The Rise of the Middle East Digital Consumer
- katibarabia
- Sep 25, 2025
- 4 min read

The Middle East is rewriting its consumer story — not in malls or souks, but on screens. What was once a region defined by physical marketplaces is now one of the world’s most mobile-first, digitally engaged populations. For brands, this isn’t a trend report. It’s an invitation — and a warning. The digital consumer here is younger, faster, and more demanding than many global peers.
For CMOs and CEOs, the region’s digital wave represents both growth and responsibility: growth, because adoption and spend are set to rise sharply; responsibility, because consumers expect experiences that are seamless, human, and trustworthy.
The Scale of the Shift
According to recent research across Saudi Arabia, the UAE, and Egypt, the Middle East is now among the global leaders in digital penetration . In Saudi and the Emirates, consumers already interact with around 4.5 industries digitally, while in Egypt, even with lower internet penetration, digital adoption rivals that of Europe and North America .
The UAE is close to full connectivity — 99% of people online — while Egypt still has over 30 million residents offline . That gap signals untapped opportunity: a vast future market for digital-first brands that can make services simple, affordable, and accessible.
Mobile First, Marketplace Strong
If Europe was shaped by websites, the Middle East leapfrogged into apps. Consumers here overwhelmingly prefer mobile apps as their first digital channel — with app engagement nearly double that of developed markets . And marketplaces aren’t just alternatives: they are the default. Shoppers embrace aggregator platforms at levels on par with Asia, well above Europe or North America .
For brand leaders, the lesson is simple: think app-first, not web-first. Design must start with the device in hand, not the desktop at home.
Where Opportunity Lives
Across industries, digital adoption sits at 75–80%, but the laggards are telling: grocery and healthcare remain far less disrupted, with only about half of consumers using digital channels . That gap is not a failure — it’s a frontier. The brands that master online grocery or telehealth experiences in the Middle East will not just follow demand, they will shape it.
The UX Imperative
Why do some consumers still resist digital? The answer isn’t distrust. In fact, Middle Eastern users report high trust in digital platforms. The barrier is experience. Many find physical services faster, easier, or more functional. In Egypt, over 30% say digital services are simply too hard to use .

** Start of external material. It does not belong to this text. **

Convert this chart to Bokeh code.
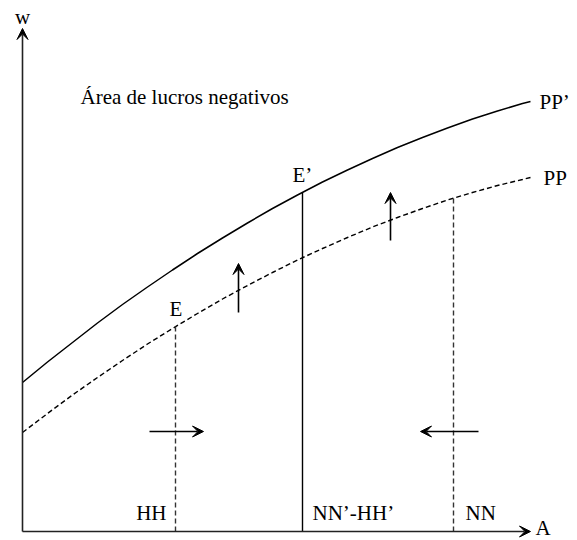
from bokeh.plotting import figure
from bokeh.models import Range1d, Arrow, VeeHead, ColumnDataSource
from bokeh.core.properties import value
from bokeh.embed import file_html
from bokeh.resources import INLINE

# ---- data (A on horizontal axis, w on vertical axis) ----
A_pts = [0, 0.5, 1, 1.5, 2, 2.5, 3, 3.5, 4, 4.5, 5, 5.5, 6, 6.5, 7, 7.5, 8, 8.5, 9, 9.5, 10, 10.16]
w_pp_new = [2.98, 3.39, 3.78, 4.17, 4.54, 4.89, 5.23, 5.56, 5.87, 6.17, 6.46, 6.73, 6.99,
            7.23, 7.46, 7.68, 7.88, 8.07, 8.25, 8.41, 8.56, 8.60]   # PP'
w_pp_old = [1.98, 2.36, 2.73, 3.08, 3.42, 3.75, 4.06, 4.36, 4.65, 4.92, 5.18, 5.43, 5.66,
            5.88, 6.09, 6.28, 6.46, 6.63, 6.78, 6.92, 7.04, 7.08]   # PP

E_pt = (3.06, 4.10)       # E  on PP  (HH)
E2_pt = (5.60, 6.78)      # E' on PP' (NN'-HH')
NN_pt = (8.62, 6.66)      # NN on PP

axis_end_A = 10.16
axis_end_w = 10.06

up_arrows_A = [4.32, 7.36]
up_arrows_w0 = [4.38, 5.82]
up_arrows_w1 = [5.36, 6.78]

h_arrows_w = [2.0, 2.0]
h_arrows_A0 = [2.54, 9.12]
h_arrows_A1 = [3.62, 7.96]

labels = ["w", "A", "Área de lucros negativos", "PP’", "PP", "E", "E’", "HH", "NN’-HH’", "NN"]
label_A = [0.0, 10.26, 1.16, 10.34, 10.42, 3.07, 5.40, 2.88, 5.80, 8.86]
label_w = [10.30, 0.07, 8.70, 8.60, 7.08, 4.46, 7.14, 0.38, 0.38, 0.38]
label_align = ["center", "left", "left", "left", "left", "center", "left", "right", "left", "left"]

# ---- figure ----
p = figure(width=577, height=540, output_backend="svg", toolbar_location=None,
           x_range=Range1d(-0.44, 11.10), y_range=Range1d(-0.18, 10.62),
           x_axis_type=None, y_axis_type=None, min_border=0)
p.grid.visible = False
p.outline_line_color = None
p.background_fill_color = "white"
p.border_fill_color = "white"

# axes with arrowheads
p.add_layout(Arrow(end=VeeHead(size=11, fill_color="black", line_color="black"),
                   x_start=0, y_start=0, x_end=0, y_end=axis_end_w,
                   line_color="#222222", line_width=1.6))
p.add_layout(Arrow(end=VeeHead(size=11, fill_color="black", line_color="black"),
                   x_start=0, y_start=0, x_end=axis_end_A, y_end=0,
                   line_color="#222222", line_width=1.6))

# curves
p.line(A_pts, w_pp_new, line_color="black", line_width=1.5)
p.line(A_pts, w_pp_old, line_color="black", line_width=1.4, line_dash="5 3")

# vertical lines
p.line([E_pt[0], E_pt[0]], [0, E_pt[1]], line_color="#333333", line_width=1.4, line_dash="5 3")
p.line([E2_pt[0], E2_pt[0]], [0, E2_pt[1]], line_color="black", line_width=1.4)
p.line([NN_pt[0], NN_pt[0]], [0, NN_pt[1]], line_color="#333333", line_width=1.4, line_dash="5 3")

# shift arrows
for a, w0, w1 in zip(up_arrows_A, up_arrows_w0, up_arrows_w1):
    p.add_layout(Arrow(end=VeeHead(size=11, fill_color="black", line_color="black"),
                       x_start=a, y_start=w0, x_end=a, y_end=w1,
                       line_color="black", line_width=1.6))
for w, a0, a1 in zip(h_arrows_w, h_arrows_A0, h_arrows_A1):
    p.add_layout(Arrow(end=VeeHead(size=11, fill_color="black", line_color="black"),
                       x_start=a0, y_start=w, x_end=a1, y_end=w,
                       line_color="black", line_width=1.6))

# labels
src = ColumnDataSource(dict(x=label_A, y=label_w, t=labels, align=label_align))
p.text(x="x", y="y", text="t", source=src, text_align="align",
       text_baseline="alphabetic", text_font=value("Liberation Serif"),
       text_font_size="21px", text_color="black")

open("out.html", "w").write(file_html(p, INLINE))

This is a profound opportunity for differentiation. If your digital channel can outpace the physical experience on speed, clarity, and human support, you don’t just win share — you reset expectations for the entire category.
Trust Without Delight
One of the paradoxes in the research: Middle Eastern users trust digital more than most global peers, but their satisfaction is lower . That means the market is primed for change. Consumers are open to new entrants, but incumbents have not yet delivered delight. The gap between trust and joy is the creative agency’s playground: where brands can win hearts by fixing pain points and adding unexpected ease.
Spending Is Accelerating
More than half of consumers in the region say they plan to increase their digital spending over the next six months. Travel leads the surge, with one-third of users ready to spend significantly more, followed by retail and apparel . Even in mature sectors like entertainment and telco, consumers are edging toward their maximum digital spend — proof that wallets are shifting decisively online.
Beyond Adoption: Embracing Emerging Tech
Middle Eastern consumers aren’t just digital — they’re experimental. They are among the world’s most optimistic about emerging tech, from AI and hyper-personalization to crypto and the metaverse . While European and North American consumers hover near neutrality, Middle Eastern users expect these technologies to improve their digital lives.
For global brands, this makes the region an ideal testbed for next-generation services. Launch it here, refine it here, and then scale it globally.
What Leaders Must Do
The fundamentals are clear: the Middle East’s digital consumer base is connected, ambitious, and spending-ready. But winning requires more than showing up. It requires strategy:
Go Mobile First. Apps and marketplaces are the consumer’s default. Brands must design with the smartphone as the primary storefront.
Fix the Experience Gap. Trust exists, but satisfaction lags. UX is no longer design detail — it’s strategy.
Target the Frontiers. Grocery, healthcare, and utilities are where disruption is overdue. Enter now, and you define the category.
Personalize at Scale. Consumers are hungry for relevance. Hyper-personalization and AI aren’t optional extras — they are the language of modern engagement.
See Egypt as the Growth Frontier. With tens of millions still offline, first movers will benefit from unlocking this latent market.
The Final Word
The Middle East is no longer just a fast-growing digital market. It is a laboratory for the future of digital consumption. Consumers here are younger, more mobile, more willing to experiment, and more open to emerging tech than their global peers.
For CMOs and CEOs, the region offers not just opportunity, but insight: what you build here could well be the playbook for where digital is heading worldwide.
Because in the Middle East, the digital consumer is not waiting. Neither should your brand.